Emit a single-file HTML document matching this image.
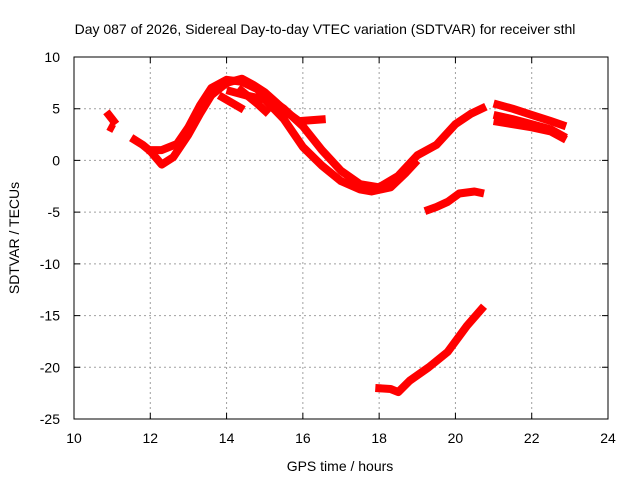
<!DOCTYPE html>
<html><head><meta charset="utf-8"><style>
body{margin:0;background:#fff}
svg{display:block;font-family:"Liberation Sans",sans-serif}
</style></head><body>
<svg id="chart" width="640" height="480" viewBox="0 0 640 480">
<text x="325" y="34" font-size="14" text-anchor="middle">Day 087 of 2026, Sidereal Day-to-day VTEC variation (SDTVAR) for receiver sthl</text>
<g id="grid"></g>
<g id="axes"></g>
<g id="series"></g>
<text x="340" y="471" font-size="14" text-anchor="middle">GPS time / hours</text>
<text x="0" y="0" font-size="14" text-anchor="middle" transform="translate(19,238) rotate(-90)">SDTVAR / TECUs</text>
</svg>
<script>
const xTicks=[10,12,14,16,18,20,22,24];
const yTicks=[10,5,0,-5,-10,-15,-20,-25];
const s1x=[10.85,11.0,11.1];const s1y=[4.7,4.0,3.5];
const s2x=[10.9,11.05];const s2y=[3.3,3.0];
const s3x=[11.5,11.8,12.0,12.3,12.6,13.0,13.3,13.6,14.0,14.4,14.7,15.0,15.3,15.6,15.9,16.6];
const s3y=[2.2,1.5,0.9,-0.4,0.3,2.5,4.5,6.3,7.5,7.9,7.3,6.6,5.6,4.6,3.8,4.0];
const s4x=[11.9,12.3,12.7,13.0,13.3,13.6,14.0,14.4,14.8,15.0,15.5,16.0,16.5,17.0,17.5,18.0,18.5,19.0,19.5,20.0,20.4,20.8];
const s4y=[1.0,1.0,1.6,3.2,5.3,7.0,7.8,7.6,6.9,6.3,5.0,3.3,1.0,-1.0,-2.3,-2.6,-1.5,0.5,1.5,3.5,4.5,5.2];
const s5x=[14.0,14.5,15.0,15.5,16.0,16.5,17.0,17.5,17.8,18.3,18.7,19.0];
const s5y=[6.8,6.3,5.9,4.0,1.3,-0.5,-2.0,-2.8,-3.0,-2.6,-1.2,0.0];
const s6x=[13.8,14.45];const s6y=[6.3,4.9];
const s7x=[14.3,14.8,15.1];const s7y=[7.0,5.5,4.5];
const s8x=[21.0,21.5,22.0,22.5,22.9];const s8y=[5.5,5.0,4.4,3.8,3.3];
const s9x=[21.0,21.5,22.0,22.5,22.9];const s9y=[4.4,4.0,3.5,3.0,2.2];
const s10x=[21.0,21.5,22.0,22.5,22.9];const s10y=[3.8,3.5,3.2,2.8,2.0];
const s11x=[19.2,19.5,19.8,20.1,20.5,20.75];const s11y=[-4.9,-4.5,-4.0,-3.2,-3.0,-3.2];
const s12x=[17.9,18.3,18.5,18.8,19.3,19.8,20.3,20.75];const s12y=[-22.0,-22.1,-22.4,-21.3,-20.0,-18.5,-16.0,-14.1];
const allSeries=[[s1x,s1y],[s2x,s2y],[s3x,s3y],[s4x,s4y],[s5x,s5y],[s6x,s6y],[s7x,s7y],[s8x,s8y],[s9x,s9y],[s10x,s10y],[s11x,s11y],[s12x,s12y]];
const L=74,R=608,T=57,B=419;
const X=h=>L+(h-10)*(R-L)/14;
const Y=v=>T+(10-v)*(B-T)/35;
const NS="http://www.w3.org/2000/svg";
function mk(tag,attrs,parent){const e=document.createElementNS(NS,tag);for(const k in attrs)e.setAttribute(k,attrs[k]);parent.appendChild(e);return e;}
const grid=document.getElementById('grid'),axes=document.getElementById('axes'),ser=document.getElementById('series');
xTicks.forEach(t=>{const x=X(t);
 if(t>10&&t<24){const g=mk('line',{x1:x,x2:x,y1:T,y2:B,stroke:'#a0a0a0','stroke-dasharray':'2,3'},grid);
 
 }
 const tk=mk('path',{d:`M${x},${B}v-6M${x},${T}v6`,stroke:'#000'},axes);
 
 
 const lb=mk('text',{x:x,y:B+24,'font-size':14,'text-anchor':'middle'},axes);lb.textContent=t;
 
 
});
yTicks.forEach(t=>{const y=Y(t);
 if(t<10&&t>-25){const g=mk('line',{x1:L,x2:R,y1:y,y2:y,stroke:'#a0a0a0','stroke-dasharray':'2,3'},grid);
 
 }
 const tk=mk('path',{d:`M${L},${y}h6M${R},${y}h-6`,stroke:'#000'},axes);
 
 
 const lb=mk('text',{x:L-14,y:y+5,'font-size':14,'text-anchor':'end'},axes);lb.textContent=t;
 
 
});
const fr=mk('rect',{x:L,y:T,width:R-L,height:B-T,fill:'none',stroke:'#000'},axes);


allSeries.forEach(([xs,ys])=>{
 const pts=xs.map((h,i)=>X(h).toFixed(1)+','+Y(ys[i]).toFixed(1)).join(' ');
 const pl=mk('polyline',{points:pts,fill:'none',stroke:'#ff0000','stroke-width':8,'stroke-linejoin':'round','stroke-linecap':'butt'},ser);
 
 
});
</script>
</body></html>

* [What you need to do] In this exercise, set down all of the data exactly, without the pictures.

* [Task answer]
Emit a single-file HTML document matching this image.
<!DOCTYPE html>
<html><head><meta charset="utf-8"><style>
body{margin:0;background:#fff}
svg{display:block;font-family:"Liberation Sans",sans-serif}
</style></head><body>
<svg id="chart" width="640" height="480" viewBox="0 0 640 480">
<text x="325" y="34" font-size="14" text-anchor="middle">Day 087 of 2026, Sidereal Day-to-day VTEC variation (SDTVAR) for receiver sthl</text>
<g id="grid"></g>
<g id="axes"></g>
<g id="series"></g>
<text x="340" y="471" font-size="14" text-anchor="middle">GPS time / hours</text>
<text x="0" y="0" font-size="14" text-anchor="middle" transform="translate(19,238) rotate(-90)">SDTVAR / TECUs</text>
</svg>
<script>
const xTicks=[10,12,14,16,18,20,22,24];
const yTicks=[10,5,0,-5,-10,-15,-20,-25];
const s1x=[10.85,11.0,11.1];const s1y=[4.7,4.0,3.5];
const s2x=[10.9,11.05];const s2y=[3.3,3.0];
const s3x=[11.5,11.8,12.0,12.3,12.6,13.0,13.3,13.6,14.0,14.4,14.7,15.0,15.3,15.6,15.9,16.6];
const s3y=[2.2,1.5,0.9,-0.4,0.3,2.5,4.5,6.3,7.5,7.9,7.3,6.6,5.6,4.6,3.8,4.0];
const s4x=[11.9,12.3,12.7,13.0,13.3,13.6,14.0,14.4,14.8,15.0,15.5,16.0,16.5,17.0,17.5,18.0,18.5,19.0,19.5,20.0,20.4,20.8];
const s4y=[1.0,1.0,1.6,3.2,5.3,7.0,7.8,7.6,6.9,6.3,5.0,3.3,1.0,-1.0,-2.3,-2.6,-1.5,0.5,1.5,3.5,4.5,5.2];
const s5x=[14.0,14.5,15.0,15.5,16.0,16.5,17.0,17.5,17.8,18.3,18.7,19.0];
const s5y=[6.8,6.3,5.9,4.0,1.3,-0.5,-2.0,-2.8,-3.0,-2.6,-1.2,0.0];
const s6x=[13.8,14.45];const s6y=[6.3,4.9];
const s7x=[14.3,14.8,15.1];const s7y=[7.0,5.5,4.5];
const s8x=[21.0,21.5,22.0,22.5,22.9];const s8y=[5.5,5.0,4.4,3.8,3.3];
const s9x=[21.0,21.5,22.0,22.5,22.9];const s9y=[4.4,4.0,3.5,3.0,2.2];
const s10x=[21.0,21.5,22.0,22.5,22.9];const s10y=[3.8,3.5,3.2,2.8,2.0];
const s11x=[19.2,19.5,19.8,20.1,20.5,20.75];const s11y=[-4.9,-4.5,-4.0,-3.2,-3.0,-3.2];
const s12x=[17.9,18.3,18.5,18.8,19.3,19.8,20.3,20.75];const s12y=[-22.0,-22.1,-22.4,-21.3,-20.0,-18.5,-16.0,-14.1];
const allSeries=[[s1x,s1y],[s2x,s2y],[s3x,s3y],[s4x,s4y],[s5x,s5y],[s6x,s6y],[s7x,s7y],[s8x,s8y],[s9x,s9y],[s10x,s10y],[s11x,s11y],[s12x,s12y]];
const L=74,R=608,T=57,B=419;
const X=h=>L+(h-10)*(R-L)/14;
const Y=v=>T+(10-v)*(B-T)/35;
const NS="http://www.w3.org/2000/svg";
function mk(tag,attrs,parent){const e=document.createElementNS(NS,tag);for(const k in attrs)e.setAttribute(k,attrs[k]);parent.appendChild(e);return e;}
const grid=document.getElementById('grid'),axes=document.getElementById('axes'),ser=document.getElementById('series');
xTicks.forEach(t=>{const x=X(t);
 if(t>10&&t<24){const g=mk('line',{x1:x,x2:x,y1:T,y2:B,stroke:'#a0a0a0','stroke-dasharray':'2,3'},grid);
 
 }
 const tk=mk('path',{d:`M${x},${B}v-6M${x},${T}v6`,stroke:'#000'},axes);
 
 
 const lb=mk('text',{x:x,y:B+24,'font-size':14,'text-anchor':'middle'},axes);lb.textContent=t;
 
 
});
yTicks.forEach(t=>{const y=Y(t);
 if(t<10&&t>-25){const g=mk('line',{x1:L,x2:R,y1:y,y2:y,stroke:'#a0a0a0','stroke-dasharray':'2,3'},grid);
 
 }
 const tk=mk('path',{d:`M${L},${y}h6M${R},${y}h-6`,stroke:'#000'},axes);
 
 
 const lb=mk('text',{x:L-14,y:y+5,'font-size':14,'text-anchor':'end'},axes);lb.textContent=t;
 
 
});
const fr=mk('rect',{x:L,y:T,width:R-L,height:B-T,fill:'none',stroke:'#000'},axes);


allSeries.forEach(([xs,ys])=>{
 const pts=xs.map((h,i)=>X(h).toFixed(1)+','+Y(ys[i]).toFixed(1)).join(' ');
 const pl=mk('polyline',{points:pts,fill:'none',stroke:'#ff0000','stroke-width':8,'stroke-linejoin':'round','stroke-linecap':'butt'},ser);
 
 
});
</script>
</body></html>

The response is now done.